— Your instructions —
From the listing below, extract every line in which the word "matplotlib" appears.

### Extracted information ###

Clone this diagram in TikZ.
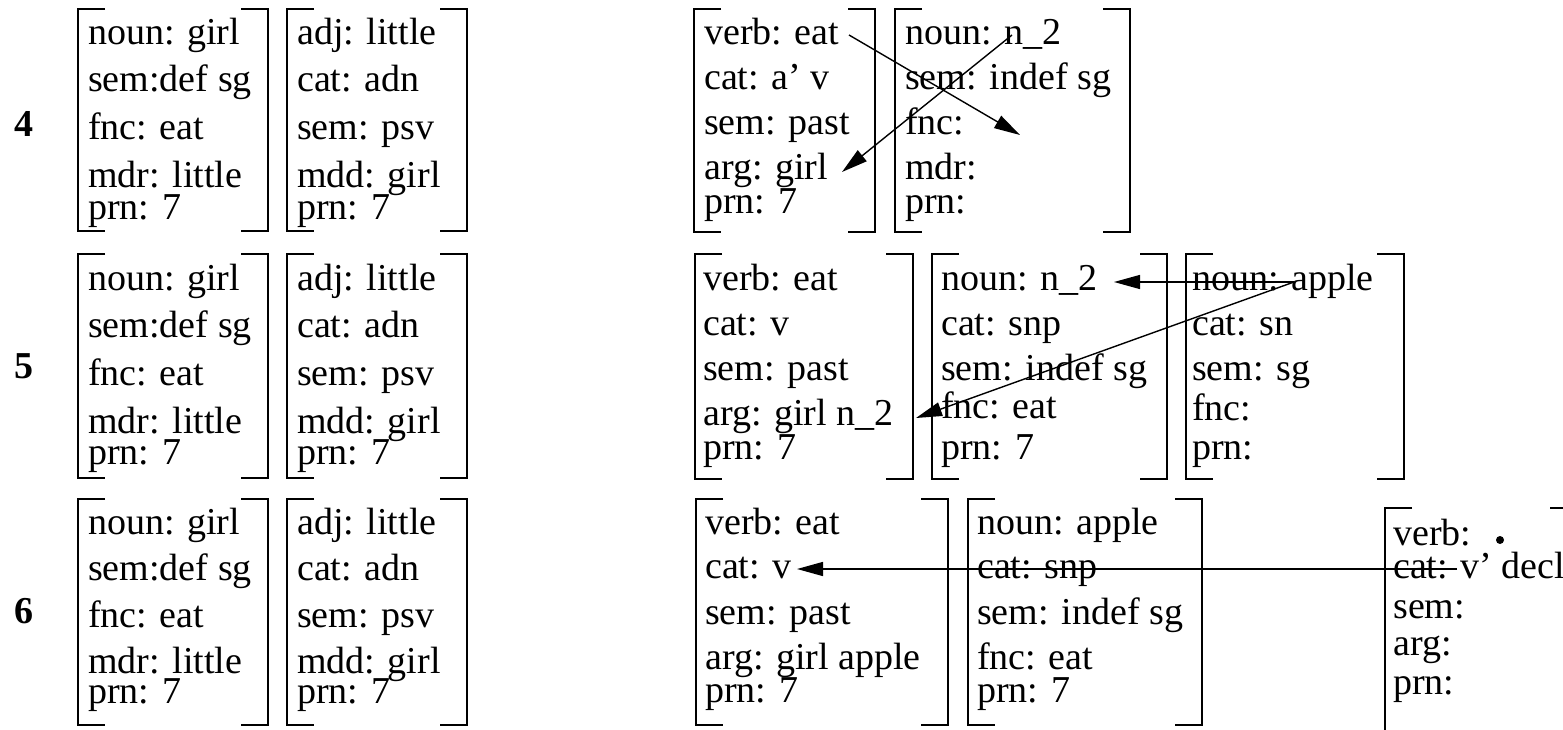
\documentclass[tikz,border=0pt]{standalone}
\usepackage{fontspec}
\setmainfont{Liberation Serif}
\usetikzlibrary{arrows.meta}
\newcommand\fsbrackets[4]{% left, top, right, bottom
  \draw[brk] ({#1+27},#2) -- (#1,#2) -- (#1,#4) -- ({#1+27},#4);
  \draw[brk] ({#3-27},#2) -- (#3,#2) -- (#3,#4) -- ({#3-27},#4);}
\begin{document}
\begin{tikzpicture}[x=1pt,y=-1pt,
  txt/.style={anchor=base west,inner sep=0pt,font=\fontsize{38}{46}\selectfont},
  num/.style={anchor=base,inner sep=0pt,font=\fontsize{38}{46}\selectfont\bfseries},
  brk/.style={line width=1.8pt},
  conn/.style={line width=1.4pt,-{Triangle[length=26pt,width=14pt]}},
  dotmark/.style={circle,fill=black,inner sep=0pt,minimum size=8pt}]
\useasboundingbox (0,0) rectangle (1563,730);

% ---------- row numbers
\node[num] (n4) at (24,137) {4};
\node[num] (n5) at (24,378) {5};
\node[num] (n6) at (24,623) {6};

% ---------- row 4
\fsbrackets{78}{9}{268}{231}
\node[txt] (r4a1) at (88,45) {noun: girl};
\node[txt] (r4a2) at (88,92) {sem:def sg};
\node[txt] (r4a3) at (88,140) {fnc: eat};
\node[txt] (r4a4) at (88,188) {mdr: little};
\node[txt] (r4a5) at (88,219) {prn: 7};
\fsbrackets{287}{9}{467}{231}
\node[txt] (r4b1) at (297,45) {adj: little};
\node[txt] (r4b2) at (297,92) {cat: adn};
\node[txt] (r4b3) at (297,140) {sem: psv};
\node[txt] (r4b4) at (297,188) {mdd: girl};
\node[txt] (r4b5) at (297,219) {prn: 7};
\fsbrackets{694}{9}{875}{232}
\node[txt] (r4c1) at (704,45) {verb: eat};
\node[txt] (r4c2) at (704,90) {cat: a’ v};
\node[txt] (r4c3) at (704,135) {sem: past};
\node[txt] (r4c4) at (704,180) {arg: girl};
\node[txt] (r4c5) at (704,214) {prn: 7};
\fsbrackets{895}{9}{1130}{232}
\node[txt] (r4d1) at (905,45) {noun: n\_2};
\node[txt] (r4d2) at (905,90) {sem: indef sg};
\node[txt] (r4d3) at (905,135) {fnc:};
\node[txt] (r4d4) at (905,180) {mdr:};
\node[txt] (r4d5) at (905,214) {prn:};

% ---------- row 5
\fsbrackets{78}{254}{268}{478}
\node[txt] (r5a1) at (88,290) {noun: girl};
\node[txt] (r5a2) at (88,337) {sem:def sg};
\node[txt] (r5a3) at (88,385) {fnc: eat};
\node[txt] (r5a4) at (88,433) {mdr: little};
\node[txt] (r5a5) at (88,464) {prn: 7};
\fsbrackets{287}{254}{467}{478}
\node[txt] (r5b1) at (297,290) {adj: little};
\node[txt] (r5b2) at (297,337) {cat: adn};
\node[txt] (r5b3) at (297,385) {sem: psv};
\node[txt] (r5b4) at (297,433) {mdd: girl};
\node[txt] (r5b5) at (297,464) {prn: 7};
\fsbrackets{695}{254}{913}{479}
\node[txt] (r5c1) at (703,290) {verb: eat};
\node[txt] (r5c2) at (703,335) {cat: v};
\node[txt] (r5c3) at (703,380) {sem: past};
\node[txt] (r5c4) at (703,425) {arg: girl n\_2};
\node[txt] (r5c5) at (703,459) {prn: 7};
\fsbrackets{932}{254}{1167}{479}
\node[txt] (r5d1) at (941,290) {noun: n\_2};
\node[txt] (r5d2) at (941,335) {cat: snp};
\node[txt] (r5d3) at (941,380) {sem: indef sg};
\node[txt] (r5d4) at (941,418) {fnc: eat};
\node[txt] (r5d5) at (941,459) {prn: 7};
\fsbrackets{1186}{254}{1404}{479}
\node[txt] (r5e1) at (1192,290) {noun: apple};
\node[txt] (r5e2) at (1192,335) {cat: sn};
\node[txt] (r5e3) at (1192,380) {sem: sg};
\node[txt] (r5e4) at (1192,420) {fnc:};
\node[txt] (r5e5) at (1192,459) {prn:};

% ---------- row 6
\fsbrackets{78}{499}{268}{725}
\node[txt] (r6a1) at (88,534) {noun: girl};
\node[txt] (r6a2) at (88,580) {sem:def sg};
\node[txt] (r6a3) at (88,627) {fnc: eat};
\node[txt] (r6a4) at (88,673) {mdr: little};
\node[txt] (r6a5) at (88,703) {prn: 7};
\fsbrackets{287}{499}{467}{725}
\node[txt] (r6b1) at (297,534) {adj: little};
\node[txt] (r6b2) at (297,580) {cat: adn};
\node[txt] (r6b3) at (297,627) {sem: psv};
\node[txt] (r6b4) at (297,673) {mdd: girl};
\node[txt] (r6b5) at (297,703) {prn: 7};
\fsbrackets{696}{499}{948}{725}
\node[txt] (r6c1) at (705,534) {verb: eat};
\node[txt] (r6c2) at (705,578) {cat: v};
\node[txt] (r6c3) at (705,624) {sem: past};
\node[txt] (r6c4) at (705,669) {arg: girl apple};
\node[txt] (r6c5) at (705,702) {prn: 7};
\fsbrackets{968}{499}{1202}{725}
\node[txt] (r6d1) at (977,534) {noun: apple};
\node[txt] (r6d2) at (977,578) {cat: snp};
\node[txt] (r6d3) at (977,624) {sem: indef sg};
\node[txt] (r6d4) at (977,669) {fnc: eat};
\node[txt] (r6d5) at (977,702) {prn: 7};
\fsbrackets{1385}{508}{1577}{745}
\node[txt] (r6e1) at (1393,545) {verb:};
\node[dotmark] (r6dot) at (1500,540) {};
\node[txt] (r6e2) at (1393,578) {cat: v’ decl};
\node[txt] (r6e3) at (1393,618) {sem:};
\node[txt] (r6e4) at (1393,655) {arg:};
\node[txt] (r6e5) at (1393,694) {prn:};

% ---------- connectors
\coordinate (c4as) at (849,35);
\coordinate (c4ae) at (1020,135);
\coordinate (c4bs) at (1012,35);
\coordinate (c4be) at (842,172);
\draw[conn] (c4as) -- (c4ae);
\draw[conn] (c4bs) -- (c4be);

\coordinate (c5s) at (1294,282);
\coordinate (c5ae) at (1114,282);
\coordinate (c5be) at (916,418);
\draw[conn] (c5s) -- (c5ae);
\draw[conn] (c5s) -- (c5be);

\coordinate (c6s) at (1457,569);
\coordinate (c6e) at (797,569);
\draw[conn] (c6s) -- (c6e);
\end{tikzpicture}
\end{document}
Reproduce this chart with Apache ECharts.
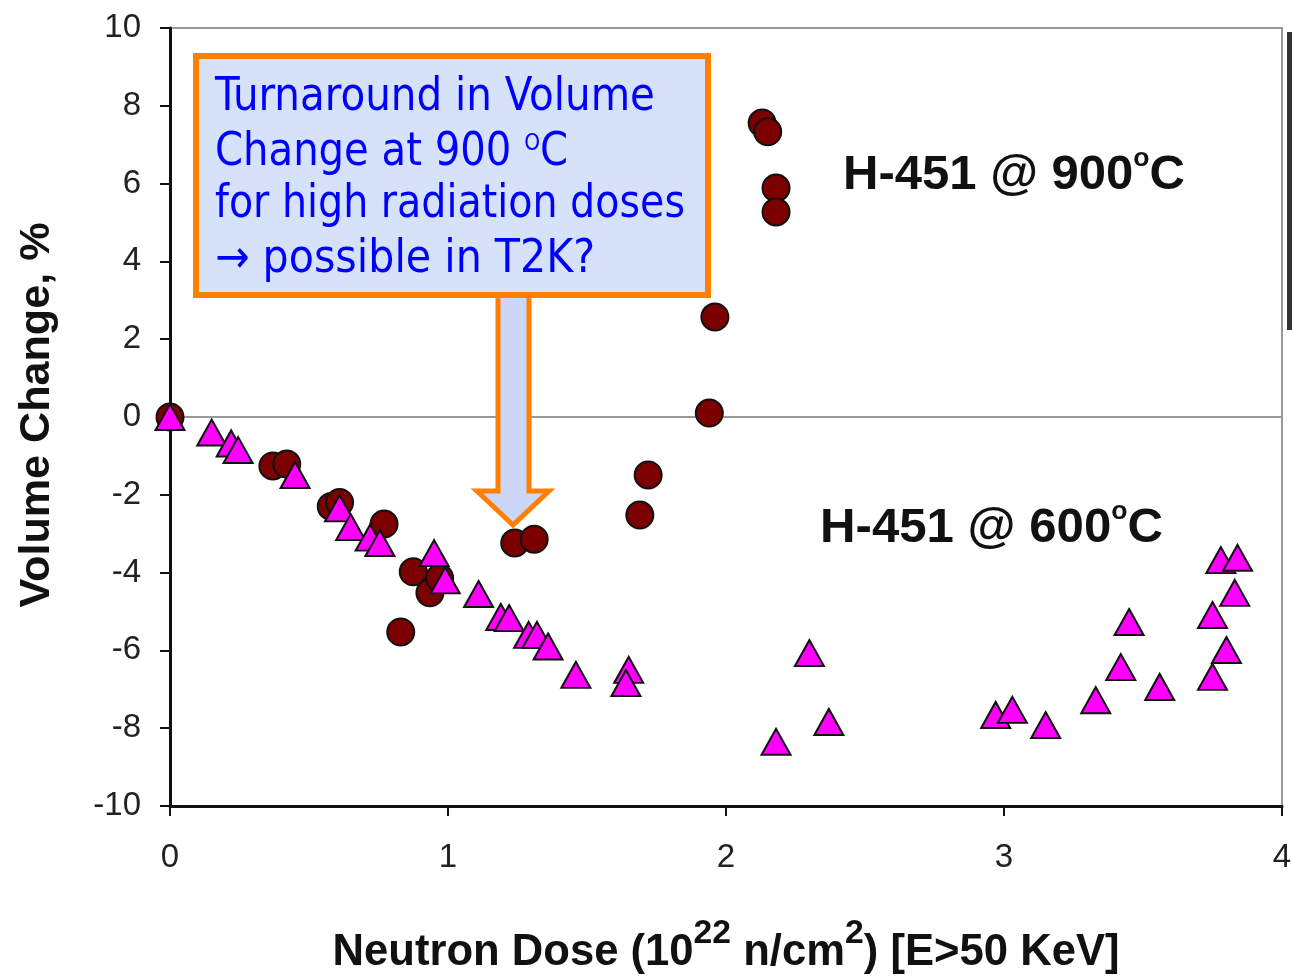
<!DOCTYPE html>
<html><head><meta charset="utf-8">
<script src="https://cdn.jsdelivr.net/npm/echarts@6/dist/echarts.min.js"></script>
<style>html,body{margin:0;padding:0;background:#fff}#c{width:1292px;height:976px}</style>
</head><body><div id="c"></div>
<script>
// H-451 @ 900°C  (circles)
const data900 = [
  [0,0],[0.37,-1.26],[0.42,-1.21],[0.58,-2.3],[0.61,-2.2],[0.77,-2.75],
  [0.875,-3.98],[0.935,-4.52],[0.97,-4.14],[0.83,-5.53],[1.24,-3.24],[1.31,-3.14],
  [1.69,-2.52],[1.72,-1.49],[1.94,0.1],[1.96,2.57],[2.13,7.56],[2.15,7.33],
  [2.18,5.89],[2.18,5.27]
];
// H-451 @ 600°C  (triangles)
const data600 = [
  [0,0],[0.15,-0.4],[0.22,-0.68],[0.245,-0.85],[0.45,-1.49],[0.61,-2.35],
  [0.65,-2.83],[0.72,-3.1],[0.755,-3.24],[0.95,-3.5],[0.99,-4.2],[1.11,-4.55],
  [1.19,-5.14],[1.22,-5.17],[1.29,-5.6],[1.32,-5.6],[1.36,-5.9],[1.46,-6.63],
  [1.65,-6.5],[1.64,-6.84],[2.18,-8.35],[2.30,-6.07],[2.37,-7.84],
  [2.97,-7.66],[3.03,-7.53],[3.15,-7.92],[3.33,-7.28],[3.42,-6.43],[3.45,-5.27],
  [3.56,-6.94],[3.75,-5.09],[3.75,-6.68],[3.80,-5.99],[3.83,-4.52],[3.78,-3.68],[3.84,-3.62]
];
const xTicks = [0,1,2,3,4];
const yTicks = [-10,-8,-6,-4,-2,0,2,4,6,8,10];
const annotationLines = ['Turnaround in Volume', 'Change at 900 ', 'for high radiation doses', '\u2192 possible in T2K?'];

const ctx = document.createElement('canvas').getContext('2d');
function fontStr(p){ return (p.bold?'bold ':'') + p.size + 'px ' + p.family; }
function measure(p){ ctx.font = fontStr(p); return ctx.measureText(p.t).width; }
// builds a group of text runs; (x,y) = start (or centre) point on the baseline
function run(parts, x, y, opts){
  opts = opts || {};
  let total = 0; parts.forEach(p=>{ p.w = measure(p); total += p.w; });
  const sx = opts.width ? opts.width/total : (opts.scaleX||1);
  let cx = opts.center ? -total/2 : 0;
  const children = parts.map(p=>{
    const c = {type:'text', z:30, x:cx, y:(p.dy||0) - 0.3*p.size,
      style:{text:p.t, font:fontStr(p), fill:p.color||opts.color||'#111', align:'left', verticalAlign:'middle'}};
    cx += p.w; return c;
  });
  return {type:'group', x:x, y:y, scaleX:sx, rotation:opts.rotation||0, z:30, children:children};
}
const LS = '"Liberation Sans"', DJ = '"DejaVu Sans Condensed","DejaVu Sans"';
const g = [];
g.push({type:'rect', shape:{x:1287,y:32,width:5,height:298}, style:{fill:'#333'}});
g.push({type:'polygon', z:10, shape:{points:[[498,294],[529,294],[529,491],[549,491],[513,525],[477,491],[498,491]]},
  style:{fill:'#ccd7f7', stroke:'#ff7f00', lineWidth:5, lineJoin:'miter'}});
g.push({type:'rect', z:11, shape:{x:196,y:56,width:512,height:239}, style:{fill:'#d6e2fa', stroke:'#ff7f00', lineWidth:6}});
g.push({type:'rect', z:12, shape:{x:501,y:298,width:25,height:8}, style:{fill:'#ccd7f7'}});
// annotation text
const aSize = 46;
const baselines = [112,167,219,274];
const lineWidths = [440,353,470,380];
annotationLines.forEach((t,i)=>{
  const parts = [{t:t, size:aSize, family:DJ}];
  if (i===1){ parts.push({t:'O', size:23, family:DJ, dy:-16}); parts.push({t:'C', size:aSize, family:DJ}); }
  g.push(run(parts, 215, baselines[i], {width:lineWidths[i], color:'#0000ff'}));
});
// in-plot labels
function hLabel(temp){ return [{t:'H-451 @ '+temp, size:48, bold:true, family:LS},{t:'o', size:26, bold:true, family:LS, dy:-23},{t:'C', size:48, bold:true, family:LS}]; }
g.push(run(hLabel('900'), 843, 190, {width:342}));
g.push(run(hLabel('600'), 820, 543, {width:343}));
// axis titles
g.push(run([{t:'Neutron Dose (10', size:44, bold:true, family:LS},{t:'22', size:34, bold:true, family:LS, dy:-22},
  {t:' n/cm', size:44, bold:true, family:LS},{t:'2', size:34, bold:true, family:LS, dy:-22},
  {t:') [E>50 KeV]', size:44, bold:true, family:LS}], 726, 966, {width:787, center:true}));
g.push(run([{t:'Volume Change, %', size:43, bold:true, family:LS}], 50, 415, {width:385, center:true, rotation:Math.PI/2}));

const chart = echarts.init(document.getElementById('c'));
const tickFont = {fontFamily:'Liberation Sans', fontSize:33, color:'#222'};
chart.setOption({
  animation:false,
  grid:{left:170, right:10, top:28, bottom:170, outerBoundsMode:'none', containLabel:false,
        show:true, borderColor:'#999', borderWidth:2, backgroundColor:'transparent'},
  xAxis:{type:'value', min:xTicks[0], max:xTicks[xTicks.length-1], interval:1,
    axisLine:{show:true, onZero:false, lineStyle:{color:'#111', width:3}},
    axisTick:{show:true, length:10, lineStyle:{color:'#111', width:2}},
    axisLabel:Object.assign({margin:35}, tickFont),
    splitLine:{show:false}},
  yAxis:{type:'value', min:yTicks[0], max:yTicks[yTicks.length-1], interval:2,
    axisLine:{show:true, onZero:false, lineStyle:{color:'#111', width:3}},
    axisTick:{show:true, length:10, lineStyle:{color:'#111', width:2}},
    axisLabel:Object.assign({margin:29}, tickFont),
    splitLine:{show:false}},
  series:[
    {type:'scatter', name:'H-451 @ 900°C', data:data900, symbol:'circle', symbolSize:27,
     itemStyle:{color:'#7d0000', borderColor:'#111', borderWidth:2, opacity:1},
     markLine:{silent:true, symbol:'none', label:{show:false}, z:1,
       lineStyle:{color:'#999', width:2, type:'solid'}, data:[{yAxis:0}]}, z:3},
    {type:'scatter', name:'H-451 @ 600°C', data:data600, symbol:'triangle', symbolSize:[29,26],
     itemStyle:{color:'#ff00ff', borderColor:'#111', borderWidth:2, opacity:1}, z:4}
  ],
  graphic:g
});
</script></body></html>
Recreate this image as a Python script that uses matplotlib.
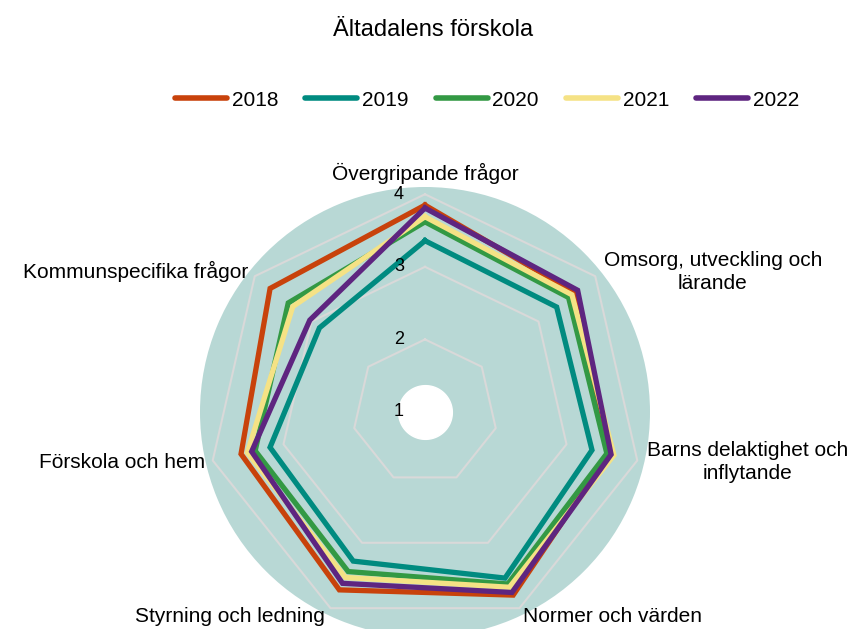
import numpy as np
import matplotlib
matplotlib.use("Agg")
import matplotlib.pyplot as plt
from matplotlib.lines import Line2D

plt.rcParams['font.family'] = ['Liberation Sans', 'DejaVu Sans']

categories = ['Övergripande frågor', 'Omsorg, utveckling och\nlärande',
              'Barns delaktighet och\ninflytande', 'Normer och värden',
              'Styrning och ledning', 'Förskola och hem', 'Kommunspecifika frågor']
years = ['2018', '2019', '2020', '2021', '2022']
v2018 = [3.85, 3.64, 3.59, 3.80, 3.72, 3.60, 3.73]
v2019 = [3.36, 3.32, 3.36, 3.54, 3.28, 3.19, 2.86]
v2020 = [3.62, 3.53, 3.57, 3.63, 3.44, 3.40, 3.41]
v2021 = [3.69, 3.59, 3.67, 3.68, 3.53, 3.51, 3.33]
v2022 = [3.81, 3.69, 3.63, 3.76, 3.62, 3.45, 3.03]
series = [v2018, v2019, v2020, v2021, v2022]
colors = ['#C8420B', '#008B80', '#339944', '#F5E285', '#5E2580']
ticks = [1, 2, 3, 4]

W, H = 854, 629
fig = plt.figure(figsize=(W / 100, H / 100), dpi=100)
cx, cy, R = 425, 412, 225
ax = fig.add_axes([(cx - R) / W, (H - cy - R) / H, 2 * R / W, 2 * R / H], projection='polar')
ax.set_theta_zero_location('N')
ax.set_theta_direction(-1)
ax.set_ylim(1, 4.1)
ax.set_facecolor('#B8D8D5')
ax.grid(False)
ax.spines['polar'].set_visible(False)
ax.set_xticks([])
ax.set_yticks([])

n = len(categories)
theta = np.arange(n) * 2 * np.pi / n
tc = np.append(theta, theta[0])

# grid heptagons
for t in ticks[1:]:
    ax.plot(tc, [t] * (n + 1), color='#D9D9D9', lw=1.5, zorder=1)
for t in ticks:
    ax.annotate(str(t), (0, t), xytext=(-26, 0), textcoords='offset pixels',
                ha='center', va='center', fontsize=13, color='black', zorder=6)

# white hole
full = np.linspace(0, 2 * np.pi, 200)
ax.fill_between(full, 1, 1.37, color='white', zorder=2)

for vals, c, y in zip(series, colors, years):
    ax.plot(tc, vals + vals[:1], color=c, lw=3.8, zorder=3, label=y,
            solid_joinstyle='miter')

# category labels
fs = 15
fig.text(425 / W, 1 - 173 / H, categories[0], ha='center', va='center', fontsize=fs)
fig.text(713 / W, 1 - 272 / H, categories[1], ha='center', va='center', fontsize=fs, linespacing=1.25)
fig.text(748 / W, 1 - 462 / H, categories[2], ha='center', va='center', fontsize=fs, linespacing=1.25)
fig.text(613 / W, 1 - 616 / H, categories[3], ha='center', va='center', fontsize=fs)
fig.text(230 / W, 1 - 616 / H, categories[4], ha='center', va='center', fontsize=fs)
fig.text(205 / W, 1 - 463 / H, categories[5], ha='right', va='center', fontsize=fs)
fig.text(248 / W, 1 - 271 / H, categories[6], ha='right', va='center', fontsize=fs)

fig.text(433 / W, 1 - 30 / H, 'Ältadalens förskola', ha='center', va='center', fontsize=17)

handles = [Line2D([], [], color=c, lw=4, solid_capstyle='round') for c in colors]
fig.legend(handles, years, loc='center', bbox_to_anchor=(487 / W, 1 - 100 / H), ncol=5,
           frameon=False, fontsize=15, handlelength=2.5, handletextpad=0.22,
           columnspacing=1.3)

fig.savefig('out.png', dpi=100)
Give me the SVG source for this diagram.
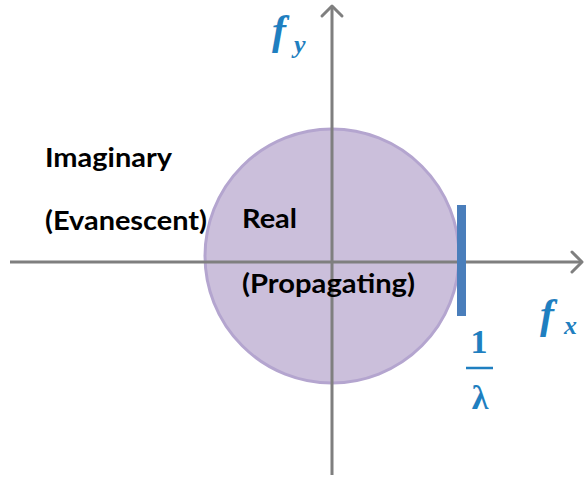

###

— The response —
Recreate this image as a Python script that uses matplotlib.
import matplotlib
matplotlib.use("Agg")
import matplotlib.pyplot as plt
from matplotlib.lines import Line2D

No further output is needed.